The offensive tackle knows the numbers.
According to World Vision, a 10th of people globally don’t have access to clean water, an essential to practice safe handwashing. An estimated 3 billion don’t have access to basic sanitary handwashing facilities, according to the organization.
Beachum does not just speak on the statistics.
For years, he’s been on the frontlines fighting for change to help those underrepresented.
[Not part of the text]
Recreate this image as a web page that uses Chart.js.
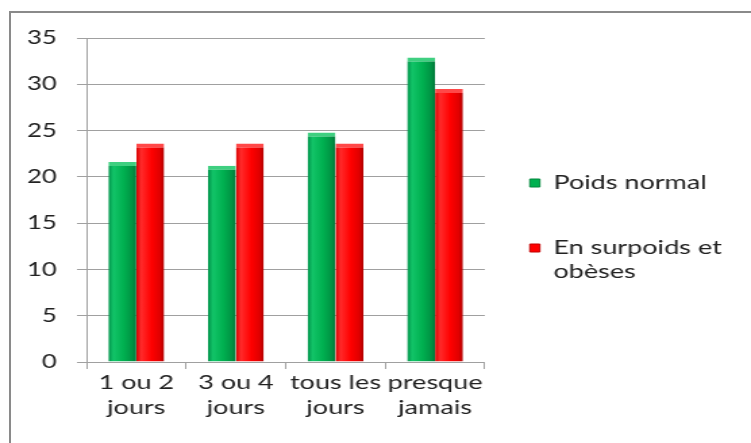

He’s been to Washington D.C. to discuss policy.
“I would actually go to policymakers and senators and congressmen and women, staffers, to go and advocate on potential policy,” he said. “I can say recently what I did a couple years ago was the Global Food Security Act (of 2016), which impacts people on a global scale, not just here in America.”
After signing his two-year deal with the Cardinals last Wednesday, Beachum joked that he’d put on a suit and gotten out of his shell for a day to take care of some football items.
He was going back into his shell, he said. Beachum had other things to attend to.
Certainly, the man from Mexia isn’t keeping to his shell outside of football.
“Now I’ve been able to expand my mind and see opportunities to give back as I’ve left and seen what I came from and seen different things. I’ve grown up as an individual,” he said.
Beachum said last week that Kuger, the Cardinals offensive line coach and run game coordinator, is the main reason why he joined Arizona last offseason and why he re-signed this past week.
The tackle, whose Twitter profile lists him as an “LT for @NFL,” added that he wouldn’t play on the right side for any other coach.
He gave one anecdote when asked to tell a story about Kugler that represents why he respects the assistant coach so much.
Beachum pointed to the Cardinals’ final play last year on Nov. 19 in Seattle.
Arizona trailed 28-21 and found itself on 4th-and-10 at the Seahawks’ 27-yard line when Beachum gave up a sack of Kyler Murray.
“We ended up losing in Seattle and that game was the first sack that I had given up all year,” Beachum said. “(Kugler) came up to me after the game: ‘I would take you doing that exact set any other time’ … I just didn’t execute on that particular play. I beat myself on that particular play.
“For a coach of his caliber and his stature to still instill confidence — even though I’m an older player — to be able to come to you after a game and be able to have that confidence means a lot. … I think that really speaks to who he is as a person, who he is as a coach.”